Given series : $\dfrac{2}{{1!}} + {\text{ }}\dfrac{7}{{2!}}{\text{ }} + {\text{ }}\dfrac{{15}}{{3!}}{\text{ }} + {\text{ }}\dfrac{{26}}{{4!}}{\text{ }} + {\text{ }} \ldots$
Here the denominator terms are $1!,{\text{ }}2!,{\text{ }}3!, \ldots$
So ,
The denominator of ${n^{(th)}}$ term = $n!$
Now ,
Consider the terms in the numerator $2,{\text{ }}7,{\text{ }}15,{\text{ }}26 \ldots ,{a_n}$
Here, ${n^{(th)}}$ term of the numerator
${a_n}{\text{ }} = {\text{ }}2{\text{ }} + {\text{ }}\left( {5{\text{ }} + {\text{ }}8{\text{ }} + {\text{ }}11 + \ldots n - 1} \right)$
[ Taking upto $\left( {n - 1} \right){\text{ }}terms$ as we have taken first term out of the bracket ]
Now, applying the formula of sum of n terms of A.P.
${s_n}{\text{ }} = \left[ {\dfrac{n}{2}} \right] \times [2a + \left( {n - 1} \right) \times d]$———(1)
since ,
$5,8,11 \ldots \left( {n - 1} \right)$ is an AP
$a{\text{ }} = {\text{ }}5$ , $d{\text{ }} = {\text{ }}3$ and $n{\text{ }} = {\text{ }}n - 1$
Substituting the values as per question in (1)
${a_n} = {\text{ }}2{\text{ }} + {\text{ }}\left[ {\dfrac{{\left( {n - 1} \right)}}{2}} \right]{\text{ }} \times {\text{ }}\left[ {10{\text{ }} + \left( {n - 2} \right)3} \right]$
${a_n}{\text{ }} = {\text{ }}2{\text{ }} + \left[ {\dfrac{{\left( {n - 1} \right)}}{2}} \right]{\text{ }} \times {\text{ }}\left[ {10 + 3n - 6} \right]$
$= \dfrac{{\left[ {4{\text{ }} + {\text{ }}\left( {n - 1} \right)\left( {3n + 4} \right)} \right]}}{2}$
$= \dfrac{{\left[ {4{\text{ }} + {\text{ }}3{n^2}{\text{ }}-{\text{ }}3n{\text{ }} + {\text{ }}4n{\text{ }}-{\text{ }}4} \right]}}{2}$
$= {\text{ }}\dfrac{{\left( {3{n^2} + n} \right)}}{2}$
$= {\text{ }}\dfrac{{n\left( {3n + 1} \right)}}{2}$
${a_n}$is the numerator of the ${n^{(th)}}$ term of the series
For the ${n^{(th)}}$ term of the series
${n^{(th)}}term$ $= \dfrac{{numerator\; of\; {n^{(th)}}term}}{{denominator \;of \;the \;{n^{(th)}}term}}$
So,
${n^{(th)}}$ term of series $= {\text{ }}\dfrac{{n\left( {3n + 1} \right)}}{{2\left( {n!} \right)}}$
Thus , the correct option is $\left( 2 \right)$
So, the correct answer is “Option 2”.

Note: We used the concept of ${n^{(th)}}$ term of AP , the formula of sum of $n$ terms of an AP, the concept of special series .
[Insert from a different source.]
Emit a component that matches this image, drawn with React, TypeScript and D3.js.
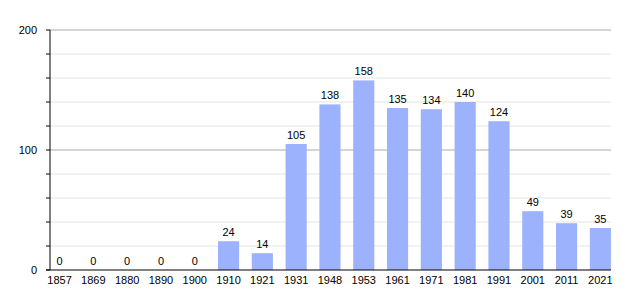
import React from "react";
import * as d3 from "d3";

const years = ["1857","1869","1880","1890","1900","1910","1921","1931","1948","1953","1961","1971","1981","1991","2001","2011","2021"];
const population = [0,0,0,0,0,24,14,105,138,158,135,134,140,124,49,39,35];
const yTicks = [0, 100, 200];
const yMinorTicks = [20, 40, 60, 80, 120, 140, 160, 180];

export default function App() {
  const W = 640, H = 300;
  const left = 50, right = 611, top = 30, bottom = 270;
  const x = d3.scaleBand<string>().domain(years).range([49, 49 + 17 * 33.8]).padding(0);
  const barW = x.bandwidth() * 0.625;
  const y = d3.scaleLinear().domain([0, 200]).range([bottom, top]);
  const font = "'Liberation Sans', Arial, sans-serif";
  return (
    <svg width={W} height={H} style={{ position: "absolute", left: 0, top: 0 }} fontFamily={font}>
      <rect width={W} height={H} fill="#fff" />
      {yMinorTicks.map(t => (
        <g key={"m" + t}>
          <line x1={left} x2={right} y1={y(t)} y2={y(t)} stroke="#e4e4e4" strokeWidth={1} />
          <line x1={left - 4} x2={left} y1={y(t)} y2={y(t)} stroke="#000" strokeWidth={1} />
        </g>
      ))}
      {yTicks.map(t => (
        <g key={"M" + t}>
          {t > 0 && <line x1={left} x2={right} y1={y(t)} y2={y(t)} stroke="#aaa" strokeWidth={1} />}
          <line x1={left - 4} x2={left} y1={y(t)} y2={y(t)} stroke="#000" strokeWidth={1} />
          <text x={37} y={y(t) + 4} textAnchor="end" fontSize={11} fill="#000">{t}</text>
        </g>
      ))}
      {years.map((yr, i) => {
        const v = population[i];
        const bx = x(yr)!;
        return (
          <g key={yr}>
            {v > 0 && <rect x={bx} y={y(v)} width={barW} height={bottom - y(v)} fill="#9db2fc" />}
            <text x={bx + barW / 2} y={y(v) - 5} textAnchor="middle" fontSize={11} fill="#000">{v}</text>
            <text x={bx + barW / 2} y={284} textAnchor="middle" fontSize={11} fill="#000">{yr}</text>
          </g>
        );
      })}
      <line x1={left} x2={left} y1={top} y2={bottom} stroke="#000" strokeWidth={1} />
      <line x1={left - 4} x2={right} y1={bottom} y2={bottom} stroke="#000" strokeWidth={1} />
    </svg>
  );
}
The sum of first $n$terms of some special series :
$1{\text{ }} + {\text{ }}2{\text{ }} + {\text{ }}3{\text{ }} + {\text{ }}4{\text{ }} + {\text{ }} \ldots \ldots \ldots \ldots \ldots .{\text{ }} + {\text{ }}n{\text{ }} = {\text{ }}\dfrac{{n\left( {n + 1} \right)}}{2}$
${1^2} + {2^2} + {3^3} + ...... + {n^2} = \dfrac{{n(n + 1)(2n + 1)}}{6}$
${1^3} + {2^3} + {3^3} + ....... + {n^3} = \dfrac{{{{[n(n + 1)]}^2}}}{4}$